The downside is that building a network by simply stacking residual blocks inevitably limits its optimization ability. To overcome this limitation, Ke Zhang et al. also proposed using a Multilevel Residual Network (https://arxiv.org/abs/1608.02908).

Generative adversarial networks

GANs are deep neural net architectures that consist of two networks pitted against each other (hence the name "adversarial"). Ian Goodfellow et al. introduced GANs in a paper (see more at https://arxiv.org/abs/1406.2661v1). In GANs, the two main components are the generator and discriminator.

Working principle of Generative Adversarial Networks (GANs)

The Generator will try to generate data samples out of a specific probability distribution, which is very similar to the actual object. The discriminator will judge whether its input is coming from the original training set or from the generator part.

Capsule networks

CNNs perform well at classifying images. However, if the images have rotation, tilt, or any other different orientation, then CNNs show relatively very poor performance. Even the pooling operation in CNNs cannot much help against the positional invariance.

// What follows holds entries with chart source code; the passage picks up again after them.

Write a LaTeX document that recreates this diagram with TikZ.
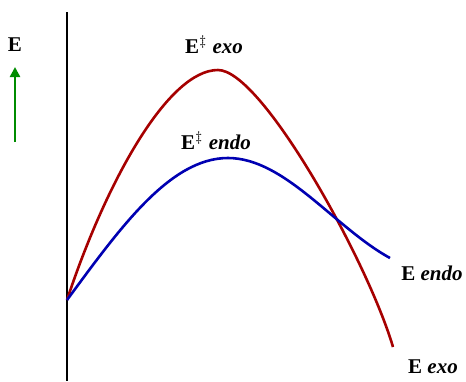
\documentclass[tikz,border=0pt]{standalone}
\usepackage{fontspec}
\setmainfont{Liberation Serif}
\usetikzlibrary{arrows.meta}

\begin{document}
\begin{tikzpicture}[
    x=0.5pt, y=-0.5pt,
    lbl/.style={font=\bfseries\fontsize{10.5}{12}\selectfont, inner sep=1pt},
    axis/.style={line width=1.2pt, black},
    exo/.style={line width=1.3pt, red!65!black},
    endo/.style={line width=1.3pt, blue!70!black},
    up/.style={-{Triangle[length=5pt, width=5pt]}, line width=1.2pt, green!55!black},
  ]
  \useasboundingbox (0,0) rectangle (466,381);

  % axis and energy arrow
  \coordinate (top) at (67,12);
  \coordinate (bot) at (67,381);
  \draw[axis] (top) -- (bot);
  \node[lbl] (E) at (15,45) {E};
  \coordinate (arrbot) at (15,142);
  \coordinate (arrtop) at (15,67);
  \draw[up] (arrbot) -- (arrtop);

  % energy profiles
  \coordinate (start) at (67,300);
  \draw[exo] (start) .. controls (106,182) and (168,70) .. (218,70)
        .. controls (262,70) and (368,262) .. (393,347);
  \draw[endo] (start) .. controls (120,228) and (170,158) .. (228,158)
        .. controls (285,158) and (335,228) .. (390,258);

  % labels
  \node[lbl] (TSexo) at (214,45) {E$^{\ddagger}$ \textit{exo}};
  \node[lbl] (TSendo) at (216,141) {E$^{\ddagger}$ \textit{endo}};
  \node[lbl] (Pendo) at (432,273) {E \textit{endo}};
  \node[lbl] (Pexo) at (433,367) {E \textit{exo}};
\end{tikzpicture}
\end{document}
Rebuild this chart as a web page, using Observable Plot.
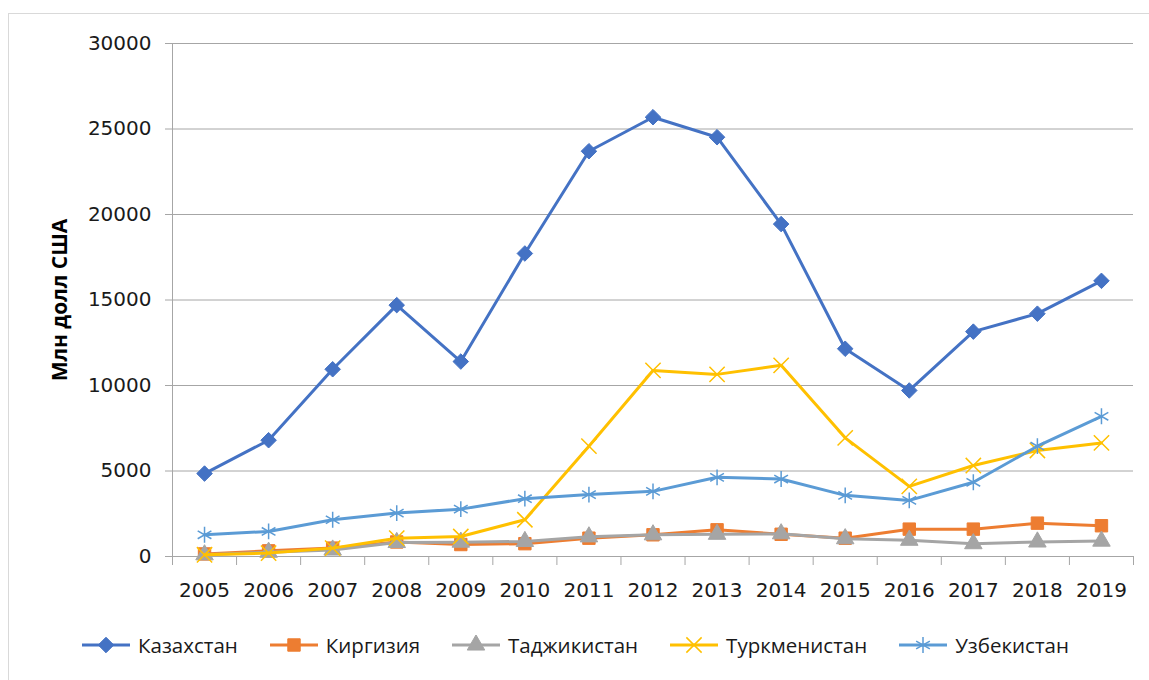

This issue in CNNs has led us to the recent advancement of CapsNet through the paper titled Dynamic Routing Between Capsules (see more at https://arxiv.org/abs/1710.09829) by Geoffrey Hinton et al.

Unlike a regular DNN, where we keep on adding layers, in CapsNets, the idea is to add more layers inside a single layer. This way, a CapsNet is a nested set of neural layers. We'll discuss more in Chapter 11, Discussion, Current Trends, and Outlook.